By Published On: August 12, 2020Categories: NEWS
MOIS Agent

The Iranian regime continues to gather intelligence inside Albania. Its determination stems from its fear and hatred of the MEK.

In January 2020, the Albanian government expelled Iranian regime diplomats Ali Arzpeyma Nemati and Ahmad Hosseini Alast and declared them “persona non grata.” On January 15, Albania’s Ministry for European and Foreign Affairs released a statement clarifying that the pair had been expelled for “conducting activities that go against their status and against the principles of the Vienna Convention for Diplomatic Relations,” phrasing that is commonly used in instances of espionage.

This was not the first time that the Albanian government has been forced to take action against Iranian regime agents. Albania earlier expelled two other Iranian regime diplomats in 2018 for their connection to an attempted bombing of a Nowruz celebration held by MEK members living in Albania.

After the most recent expulsions, the Albanian government has taken decisive action to limit the Iranian regime’s ability to conduct intelligence activities directly. Albania closed a “college and cultural center” that was headed by one of the expelled diplomats after his expulsion, noting that these cultural centers are thinly-veiled training centers for fundamentalism and the exportation of terrorism. Albania has also sought to monitor the regime’s embassy with greater vigilance in order to close off direct means of terrorist planning or espionage.

Despite these measures, the Iranian regime continues to gather intelligence inside Albania. Its determination stems from its fear and hatred of the MEK. Since the MEK relocated its headquarters to Albania in 2016, the Iranian regime has gone to great lengths to destroy the organization. Regime diplomats have been directly connected with attempted bombings of MEK events in Albania and France, and a high-ranking regime diplomat currently awaits trial in Belgium for masterminding the foiled bombing of the 2018 Free Iran gathering.

Secondary Espionage

The expulsion of regime diplomats and the greater awareness of Tehran’s role in targeting the MEK has led the regime to rely on a secondary level of espionage that generally is reserved for its demonization campaigns. The regime has long used the Ministry of Intelligence and Security (MOIS) agents to recruit former MEK members through threats to their families in Iran.
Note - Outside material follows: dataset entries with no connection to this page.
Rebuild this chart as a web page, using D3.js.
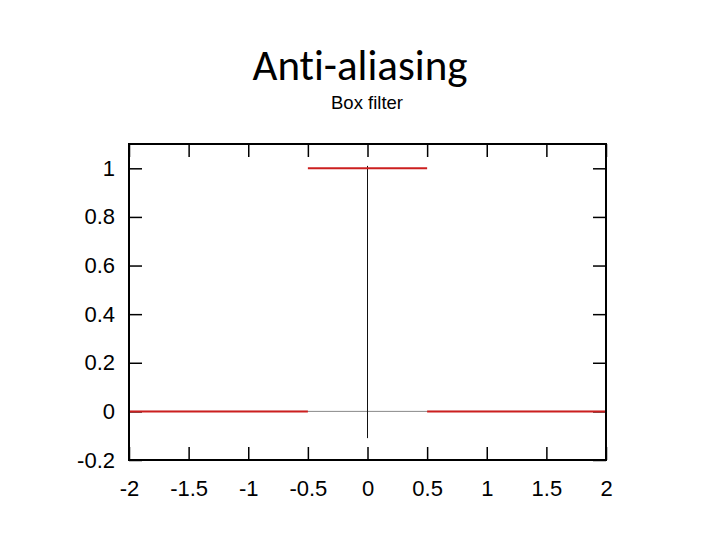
<!DOCTYPE html>
<html><head><meta charset="utf-8">
<script src="https://d3js.org/d3.v7.min.js"></script>
<style>body{margin:0;background:#fff}</style>
</head><body>
<script>
const title = "Anti-aliasing";
const subtitle = "Box filter";
const xTicks = [-2, -1.5, -1, -0.5, 0, 0.5, 1, 1.5, 2];
const yTicks = [-0.2, 0, 0.2, 0.4, 0.6, 0.8, 1];
const xDomain = [-2, 2];
const yDomain = [-0.2, 1.1];
// box filter: step segments
const boxX = [-2, -0.5, -0.5, 0.5, 0.5, 2];
const boxY = [0, 0, 1, 1, 0, 0];
const segments = [[0,1],[2,3],[4,5]];
// zero axes
const vAxisY = [-0.11, 1.01];

const W = 720, H = 540;
const svg = d3.select("body").append("svg").attr("width", W).attr("height", H);
const x = d3.scaleLinear().domain(xDomain).range([129, 606]);
const y = d3.scaleLinear().domain(yDomain).range([460, 144]);

svg.append("text").attr("x", 360).attr("y", 80).attr("text-anchor", "middle")
  .style("font-family", "Carlito, Lato, 'Open Sans', sans-serif").style("font-size", "43px")
  .style("font-variant-ligatures", "none").style("font-feature-settings", "'liga' 0").text(title);
svg.append("text").attr("x", 367).attr("y", 109).attr("text-anchor", "middle")
  .style("font-family", "'Liberation Sans', Arial, sans-serif").style("font-size", "18.5px").text(subtitle);

const g = svg.append("g");
// x zero axis (gray)
g.append("line").attr("x1", x(xDomain[0])).attr("x2", x(xDomain[1])).attr("y1", y(0)).attr("y2", y(0))
  .attr("stroke", "#888").attr("stroke-width", 1);
// y zero axis
g.append("line").attr("x1", x(0)).attr("x2", x(0)).attr("y1", y(vAxisY[0])).attr("y2", y(vAxisY[1]))
  .attr("stroke", "#111").attr("stroke-width", 1);

// ticks via axes (inward)
const tickLen = 13;
const fmt = d => String(d);
const fontStyle = s => s.attr("font-size", null).style("font-family", "'Liberation Sans', Arial, sans-serif").style("font-size", "22px").style("fill", "#000");
const axB = g.append("g").attr("transform", `translate(0,${y(yDomain[0])})`)
  .call(d3.axisBottom(x).tickValues(xTicks).tickSizeInner(-tickLen).tickSizeOuter(0).tickPadding(20).tickFormat(fmt));
const axT = g.append("g").attr("transform", `translate(0,${y(yDomain[1])})`)
  .call(d3.axisTop(x).tickValues(xTicks).tickSizeInner(-tickLen).tickSizeOuter(0).tickFormat(""));
const axL = g.append("g").attr("transform", `translate(${x(xDomain[0])},0)`)
  .call(d3.axisLeft(y).tickValues(yTicks).tickSizeInner(-tickLen).tickSizeOuter(0).tickPadding(14).tickFormat(fmt));
const axR = g.append("g").attr("transform", `translate(${x(xDomain[1])},0)`)
  .call(d3.axisRight(y).tickValues(yTicks).tickSizeInner(-tickLen).tickSizeOuter(0).tickFormat(""));
[axB, axT, axL, axR].forEach(a => {
  a.attr("font-size", null).attr("font-family", null);
  a.select(".domain").remove();
  a.selectAll(".tick line").attr("stroke", "#000").attr("stroke-width", 1.5);
  a.selectAll("text").call(fontStyle);
});

// data line
const red = "#cc1f1f";
segments.forEach(([i, j]) => {
  g.append("line").attr("x1", x(boxX[i])).attr("x2", x(boxX[j]))
    .attr("y1", y(boxY[i])).attr("y2", y(boxY[j]))
    .attr("stroke", red).attr("stroke-width", 2);
});

// frame
g.append("rect").attr("x", x(xDomain[0])).attr("y", y(yDomain[1]))
  .attr("width", x(xDomain[1]) - x(xDomain[0])).attr("height", y(yDomain[0]) - y(yDomain[1]))
  .attr("fill", "none").attr("stroke", "#000").attr("stroke-width", 2);
</script>
</body></html>
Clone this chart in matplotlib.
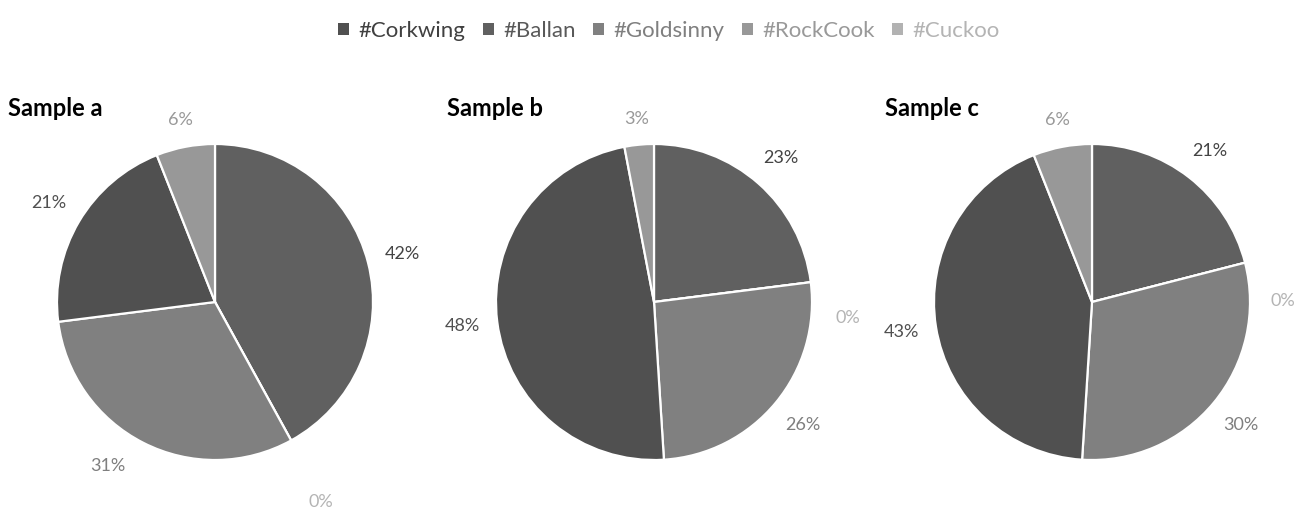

Two of these agents—London-based Massoud Khodabandeh and his wife, Anne Singleton—are in daily contact with a number of MOIS agents in Albania, including Gjergji Thanasi and Olsi Jazexhi, who in turn are in direct contact with MEK defectors recruited by the MOIS, including Hassan Heyrani. Heyrani owns a café in the Fresco area of ​​Tirana where the agents plan their activities. He also finances their operations.

The MOIS is using Heyrani and Gholamreza Shekari to organize its local operatives in Albania. The MOIS agent Ehsan Bidi was working with the group until he was exposed as an agent by the National Council of Resistance of Iran’s (NCRI) Security and Counterterrorism Committee and placed under house arrest by Albanian authorities in August 2019. Bidi traveled to Albania in 2013 on a passport issued by MOIS/VEVAK. He claimed to be a refugee but had a passport valid for five years, which negated his claim. Bidi has received money and resources from regime agents during his time under house arrest.

The MOIS pays its Albanian operatives by depositing funds into intermediaries’ accounts in Albania. The recipients then cash out the payments and deliver it to

Heyrani and Shekari, who distribute it to the other operatives. Occasionally MOIS agents will send money from inside Iran as well. Gholamreza Shekari’s sister,

Maria Shekari, is an intelligence affiliate in Kermanshah. She transferred money to her brother’s account in Albania several times, and he distributed the funds among his peers.

A Call from the NCRI

The NCRI’s Security and Counterterrorism Committee urges the European Union to prosecute and expel all regime intelligence and Islamic Revolutionary Guards Corps (IRGC) agents from Europe and to implement the April 29, 1997 decision of the Council of Ministers of the European Union.